Dawkins provided a devastating critique of this position however. He noted that the current belief, that faith increases social stability, is not supported by evidence of the social exclusion, the discrimination, the violence and even terrorism that faith may foster. If this more sceptical, even pessimistic, approach is taken then it may seem that there is no reason to believe, that faith does inevitably contradict reasoned argument.
Mutually exclusive?
It seems that the view that faith inevitably contradicts reasoned argument either assumes an evidentialist position and then depends on the failure of the arguments for the existence of God or arises from a particularly fideist understanding of the nature of faith. If faith does inevitably contradict reasoned argument or, perhaps more significantly, if faith does not seem like a reasonable response to experience, then the implications for religion are immense.
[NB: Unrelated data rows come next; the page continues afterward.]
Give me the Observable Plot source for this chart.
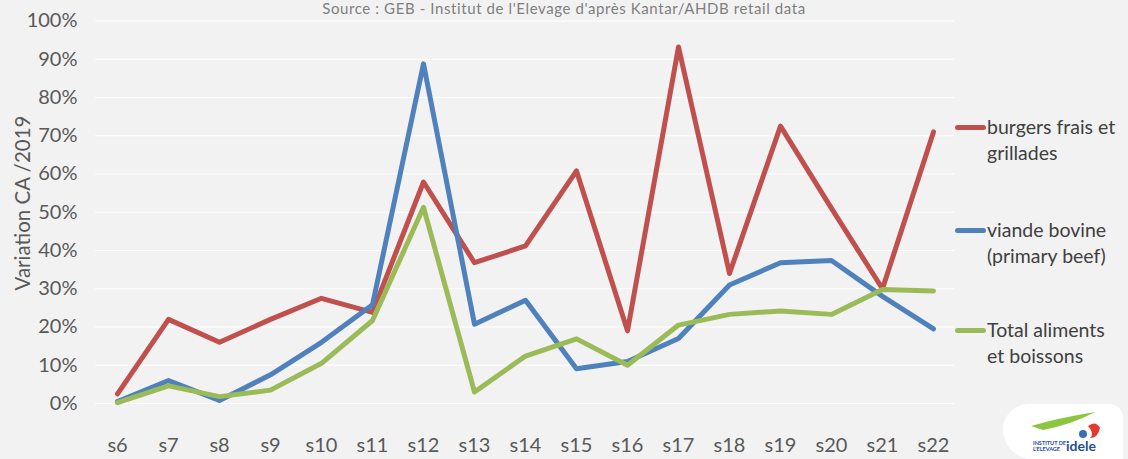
<!DOCTYPE html>
<html>
<head>
<meta charset="utf-8">
<script src="https://cdn.jsdelivr.net/npm/d3@7"></script>
<script src="https://cdn.jsdelivr.net/npm/@observablehq/plot@0.6"></script>
<style>
  html, body { margin: 0; padding: 0; background: #f2f2f2; overflow: hidden; }
  #wrap { position: relative; width: 1128px; height: 459px; background: #f2f2f2; overflow: hidden; font-family: Lato, "Open Sans", sans-serif; }
  #title { position: absolute; left: 0; width: 1128px; top: 0px; text-align: center; font-size: 15px; color: #7f7f7f; line-height: 16px; white-space: nowrap; letter-spacing: 0.6px; }
  #ylabel { position: absolute; left: 22px; top: 203px; transform: translate(-50%, -50%) rotate(-90deg); font-size: 20.5px; color: #595959; white-space: nowrap; }
  .leg { position: absolute; left: 955px; font-size: 19.5px; color: #404040; line-height: 26px; }
  .leg .sw { position: absolute; left: 0; top: 11px; width: 31px; height: 5px; border-radius: 3px; }
  .leg .tx { margin-left: 32px; white-space: nowrap; }
  #logo { position: absolute; left: 1003px; top: 404px; width: 120px; height: 55px; background: #ffffff; border-radius: 26px 14px 0 30px; }
  #chart svg { display: block; }
</style>
</head>
<body>
<div id="wrap">
  <div id="chart"></div>
  <div id="title">Source : GEB - Institut de l'Elevage d'après Kantar/AHDB retail data</div>
  <div id="ylabel">Variation CA /2019</div>
  <div id="legend"></div>
  <div id="logo">
    <svg width="120" height="55" viewBox="0 0 120 55">
      <path d="M28 22 Q55 14 92 8 Q70 20 40 26 Z" fill="#8cc63f"/>
      <path d="M85 22 q8 -6 12 2 q-2 10 -10 10 q5 -4 -2 -12 z" fill="#e63a2e"/>
      <circle cx="80" cy="30" r="4" fill="#3a6fb5"/>
      <text x="30" y="41" font-size="5.5" font-family="Lato, sans-serif" font-weight="bold" fill="#1f4e9c">INSTITUT DE</text>
      <text x="30" y="47" font-size="5.5" font-family="Lato, sans-serif" font-weight="bold" fill="#1f4e9c">L'ELEVAGE</text>
      <text x="63" y="47" font-size="14" font-family="Lato, sans-serif" font-weight="bold" fill="#1f4e9c">idele</text>
    </svg>
  </div>
</div>
<script>
const weeks = ["s6","s7","s8","s9","s10","s11","s12","s13","s14","s15","s16","s17","s18","s19","s20","s21","s22"];
const seriesNames = ["burgers frais et grillades", "viande bovine (primary beef)", "Total aliments et boissons"];
const legendLines = [["burgers frais et", "grillades"], ["viande bovine", "(primary beef)"], ["Total aliments", "et boissons"]];
const burgers = [0.025, 0.22, 0.16, 0.22, 0.275, 0.238, 0.579, 0.368, 0.412, 0.608, 0.19, 0.932, 0.34, 0.725, 0.51, 0.30, 0.71];
const viande  = [0.005, 0.06, 0.008, 0.075, 0.16, 0.258, 0.888, 0.207, 0.27, 0.091, 0.11, 0.17, 0.31, 0.368, 0.374, 0.28, 0.195];
const total   = [0.002, 0.046, 0.018, 0.035, 0.105, 0.217, 0.513, 0.03, 0.124, 0.169, 0.10, 0.205, 0.233, 0.242, 0.233, 0.298, 0.294];
const colors = ["#c0504d", "#4f81bd", "#9bbb59"];
const yTicks = [0, 0.1, 0.2, 0.3, 0.4, 0.5, 0.6, 0.7, 0.8, 0.9, 1.0];

const valuesBySeries = [burgers, viande, total];
const data = [];
valuesBySeries.forEach((vals, si) => {
  vals.forEach((v, i) => data.push({series: seriesNames[si], week: weeks[i], value: v}));
});

const chart = Plot.plot({
  width: 1128,
  height: 459,
  marginLeft: 95,
  marginRight: 174,
  marginTop: 20.5,
  marginBottom: 56,
  style: { background: "transparent", fontFamily: "Lato, 'Open Sans', sans-serif", fontSize: "20px", color: "#595959", overflow: "visible" },
  x: { type: "point", domain: weeks, padding: 0.33 },
  y: { domain: [0, 1] },
  color: { domain: seriesNames, range: colors },
  marks: [
    Plot.gridY(yTicks, { stroke: "#ffffff", strokeOpacity: 1, strokeWidth: 1.2 }),
    Plot.axisY({ ticks: yTicks, tickFormat: d3.format(".0%"), tickSize: 0, tickPadding: 18, label: null, fontSize: 20 }),
    Plot.axisX({ tickSize: 0, tickPadding: 34, label: null, fontSize: 20 }),
    Plot.line(data, { x: "week", y: "value", z: "series", stroke: "series", strokeWidth: 5, strokeLinejoin: "round", strokeLinecap: "round" })
  ]
});
document.getElementById("chart").appendChild(chart);

const legTops = [114, 217, 317];
const legend = document.getElementById("legend");
legendLines.forEach((lines, i) => {
  const d = document.createElement("div");
  d.className = "leg";
  d.style.top = legTops[i] + "px";
  d.innerHTML = `<div class="sw" style="background:${colors[i]}"></div><div class="tx">${lines.join("<br>")}</div>`;
  legend.appendChild(d);
});
</script>
</body>
</html>
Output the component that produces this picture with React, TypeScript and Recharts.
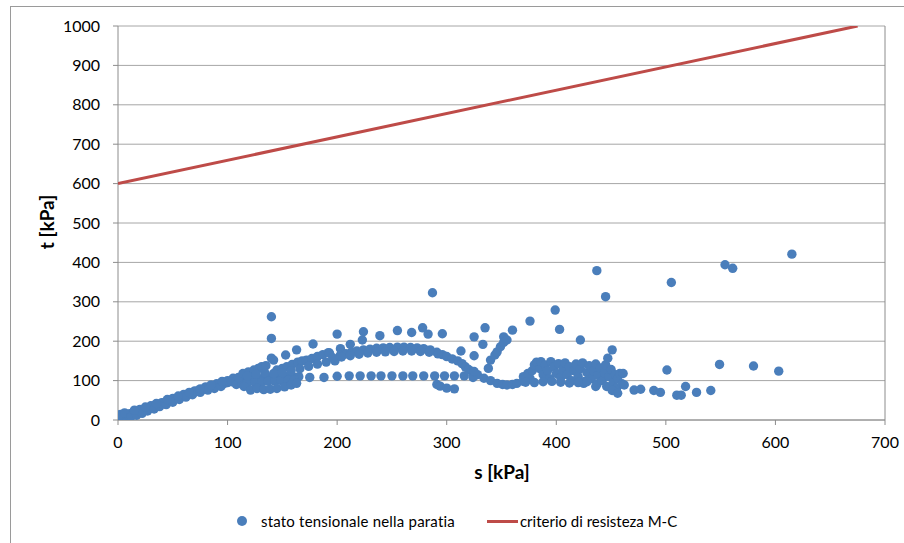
import React from "react";
import {
  ComposedChart,
  Scatter,
  XAxis,
  YAxis,
  CartesianGrid,
  ReferenceLine,
} from "recharts";

// ---- data: [s, t] pairs in kPa ----
const risingBand: [number, number][] = [
  [0, 2], [1, 6], [2, 9], [3, 3], [4, 11], [5, 6], [6, 13], [7, 8], [8, 15], [10, 11],
  [11, 16], [13, 14], [14, 19], [16, 17], [18, 21], [20, 22], [22, 25], [24, 27], [26, 29],
  [28, 31], [30, 33], [32, 35], [34, 37], [36, 38], [38, 40], [40, 41], [42, 43], [44, 46],
  [46, 47], [48, 49], [50, 51], [52, 54], [54, 56], [56, 58], [58, 60], [60, 62], [62, 63],
  [64, 65], [66, 67], [68, 69], [70, 71], [72, 73], [74, 75], [76, 76], [78, 78], [80, 80],
  [82, 81], [84, 83], [86, 84], [88, 86], [90, 88], [92, 89], [94, 91], [96, 92], [98, 94],
  [100, 95], [20, 27], [30, 36], [40, 44], [50, 55], [60, 65], [70, 74], [80, 84], [90, 92],
  [100, 100], [105, 106],
  [2, 14], [6, 18], [12, 9], [17, 12], [22, 17], [27, 23], [33, 28], [38, 34], [44, 39],
  [50, 45], [56, 52], [62, 58], [68, 64], [75, 70], [82, 76], [88, 80], [94, 85], [15, 25],
  [25, 33], [35, 42], [45, 52], [55, 61], [65, 70], [75, 79], [85, 89], [95, 98],
];

const midBand: [number, number][] = [
  [104, 97], [108, 99], [112, 100], [116, 101], [120, 102], [124, 103], [128, 104],
  [132, 105], [136, 106], [140, 106], [145, 107], [150, 108], [155, 108], [160, 109],
  [165, 110], [175, 108], [188, 108],
  [108, 90], [113, 92], [118, 94], [125, 95], [131, 96], [137, 98], [143, 99], [149, 100],
  [155, 101], [161, 102],
  [115, 85], [121, 76], [127, 80], [133, 77], [139, 78], [145, 80], [152, 84], [158, 89],
  [163, 93],
];

const upperArch: [number, number][] = [
  [110, 108], [114, 118], [119, 122], [124, 127], [128, 131], [131, 135], [135, 138],
  [145, 127], [150, 131], [154, 135], [159, 141], [164, 147], [168, 150], [172, 152],
  [177, 156], [182, 161], [187, 166], [192, 171], [203, 181],
  [118, 112], [126, 116], [134, 120], [142, 118], [150, 120], [158, 125], [166, 130],
  [174, 136], [182, 142], [190, 147],
  [193, 170], [198, 150], [203, 165], [208, 168], [213, 172], [218, 175], [224, 178],
  [230, 180], [236, 182], [242, 183], [248, 184], [255, 185], [261, 185], [267, 184],
  [273, 183], [279, 181], [285, 178], [291, 172], [296, 166], [300, 161], [305, 155],
  [310, 150], [314, 143], [317, 135], [320, 128], [323, 123], [328, 115], [334, 106],
  [340, 100], [346, 93], [351, 90], [355, 89], [360, 90], [364, 93], [370, 98], [376, 106],
  [196, 158], [204, 160], [212, 163], [220, 167], [228, 170], [236, 172], [244, 173],
  [252, 174], [260, 175], [268, 175], [276, 174], [284, 172], [292, 168],
];

const lowerLine: [number, number][] = [
  [200, 111], [211, 112], [221, 112], [231, 112], [240, 112], [250, 112], [260, 112],
  [269, 112], [279, 112], [289, 112], [298, 112], [307, 112], [316, 112], [324, 108],
  [291, 90], [294, 86], [300, 81], [307, 79],
];

const upperPoints: [number, number][] = [
  [140, 262], [140, 207], [140, 157], [142, 152], [153, 165], [163, 178], [178, 193],
  [200, 218], [212, 192], [224, 224], [223, 203], [239, 214], [255, 227], [268, 222],
  [278, 234], [283, 218], [296, 219], [287, 323], [313, 175], [325, 211], [335, 234],
  [333, 192], [325, 163], [352, 211], [360, 228], [376, 251], [399, 279], [403, 230],
  [422, 203], [325, 123], [338, 131],
  [340, 152], [344, 165], [346, 173], [349, 186], [352, 197], [355, 203],
];

const cluster: [number, number][] = [
  [370, 110], [374, 118], [378, 125], [380, 140], [382, 147], [385, 130], [386, 148],
  [388, 115], [390, 140], [392, 125], [394, 105], [395, 148], [398, 135], [400, 118],
  [402, 143], [404, 108], [406, 128], [408, 145], [410, 115], [412, 135], [414, 100],
  [416, 125], [418, 142], [420, 110], [422, 130], [424, 145], [426, 98], [428, 120],
  [430, 138], [432, 105], [434, 125], [436, 142], [437, 90], [438, 113], [440, 132],
  [442, 100], [444, 120], [445, 140], [446, 85], [448, 110], [450, 128], [452, 95],
  [454, 115], [455, 80], [456, 105], [458, 118], [460, 92], [461, 118], [462, 89],
  [451, 75], [456, 68], [436, 85], [425, 93], [447, 157], [451, 178],
  [372, 96], [380, 95], [388, 97], [396, 98], [404, 96], [412, 94], [420, 95], [428, 97],
];

const rightTail: [number, number][] = [
  [471, 76], [477, 78], [489, 75], [495, 70], [510, 63], [514, 63], [518, 85], [528, 70],
  [541, 75],
  [437, 379], [445, 313], [505, 349], [554, 394], [561, 385], [615, 421],
  [501, 127], [549, 141], [580, 137], [603, 124],
];

const criterion: [number, number][] = [
  [0, 600],
  [675, 1000],
];

const xTicks = [0, 100, 200, 300, 400, 500, 600, 700];
const yTicks = [0, 100, 200, 300, 400, 500, 600, 700, 800, 900, 1000];

const seriesName = "stato tensionale nella paratia";
const lineName = "criterio di resisteza M-C";

const toObj = (arr: [number, number][]) => arr.map(([s, t]) => ({ s, t }));
const stressData = toObj([
  ...risingBand,
  ...midBand,
  ...upperArch,
  ...lowerLine,
  ...upperPoints,
  ...cluster,
  ...rightTail,
]);
const criterionData = toObj(criterion);

const FONT = "Lato, 'Open Sans', sans-serif";
const BLUE = "#4A7EBB";
const RED = "#BE4B48";
const GRID = "#A6A6A6";

const Dot = (props: any) => {
  const { cx, cy } = props;
  if (cx == null || cy == null) return <g />;
  return <circle cx={cx} cy={cy} r={4.7} fill={BLUE} />;
};

const NoDot = () => <g />;

export default function App() {
  return (
    <div
      style={{
        position: "absolute",
        left: 0,
        top: 0,
        width: 904,
        height: 543,
        background: "#fff",
        fontFamily: FONT,
        overflow: "hidden",
      }}
    >
      <div
        style={{
          position: "absolute",
          left: 10,
          top: 6,
          width: 910,
          height: 560,
          borderLeft: "1px solid #9a9a9a",
          borderTop: "1px solid #9a9a9a",
        }}
      />
      <div style={{ position: "absolute", left: 0, top: 0 }}>
        <ComposedChart
          width={904}
          height={543}
          margin={{ top: 26, right: 19, left: 58, bottom: 93 }}
        >
          <CartesianGrid
            horizontal
            vertical={false}
            stroke={GRID}
            strokeWidth={1}
          />
          <XAxis
            type="number"
            dataKey="s"
            domain={[0, 700]}
            ticks={xTicks}
            interval={0}
            height={30}
            tickSize={5}
            tickMargin={12}
            stroke="#8c8c8c"
            tick={{ fill: "#000", fontSize: 16, fontFamily: FONT }}
            allowDataOverflow
          />
          <YAxis
            type="number"
            dataKey="t"
            domain={[0, 1000]}
            ticks={yTicks}
            interval={0}
            width={60}
            tickSize={5}
            tickMargin={13}
            stroke="#8c8c8c"
            tick={{ fill: "#000", fontSize: 16, fontFamily: FONT }}
            allowDataOverflow
          />
          <ReferenceLine x={700} stroke="#8c8c8c" strokeWidth={1} />
          <Scatter
            name={seriesName}
            data={stressData}
            dataKey="t"
            fill={BLUE}
            shape={Dot}
            isAnimationActive={false}
          />
          <Scatter
            name={lineName}
            data={criterionData}
            dataKey="t"
            fill={RED}
            line={{ stroke: RED, strokeWidth: 3 }}
            shape={NoDot}
            isAnimationActive={false}
          />
        </ComposedChart>
      </div>
      <div
        style={{
          position: "absolute",
          left: 46,
          top: 222,
          transform: "translate(-50%, -50%) rotate(-90deg)",
          fontWeight: "bold",
          fontSize: 19,
          whiteSpace: "nowrap",
          color: "#000",
        }}
      >
        t [kPa]
      </div>
      <div
        style={{
          position: "absolute",
          left: 502,
          top: 471,
          transform: "translate(-50%, -50%)",
          fontWeight: "bold",
          fontSize: 19,
          whiteSpace: "nowrap",
          color: "#000",
        }}
      >
        s [kPa]
      </div>
      <div
        style={{
          position: "absolute",
          left: 237,
          top: 511,
          height: 20,
          display: "flex",
          alignItems: "center",
          fontSize: 15,
          color: "#000",
          whiteSpace: "nowrap",
        }}
      >
        <span
          style={{
            display: "inline-block",
            width: 10,
            height: 10,
            borderRadius: 5,
            background: BLUE,
            marginRight: 14,
          }}
        />
        <span style={{ letterSpacing: 0.2 }}>{seriesName}</span>
        <span
          style={{
            display: "inline-block",
            width: 31,
            height: 3,
            background: RED,
            marginLeft: 32,
            marginRight: 2,
          }}
        />
        <span>{lineName}</span>
      </div>
    </div>
  );
}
In the modern world to believe something despite the fact or even because of the fact that it is illogical seems perverse. Galileo observed that he could not believe that God would wish humans to ignore the faculty of reason with which he endowed them.
There will always be a tension at the heart of a faith which on the one hand appeals to the reason by seeking to ascribe the wonders of creation to God, and on the other seeks to quash reasonable questions and dissent. In the majority of cases, faith is an individual response to experience, whether of religion or directly of God. There is no doubt that dry explanations of how things happen are insufficient to reassure the human psyche. There is also no doubt that the intricate beliefs of those with faith cannot be explained clearly or supported, thus even if they serve to reassure the individual they may not be convincing to the crowd. The question hinges on the extent to which we are willing to accept things that cannot be proven, if they seem likely or serve a good purpose.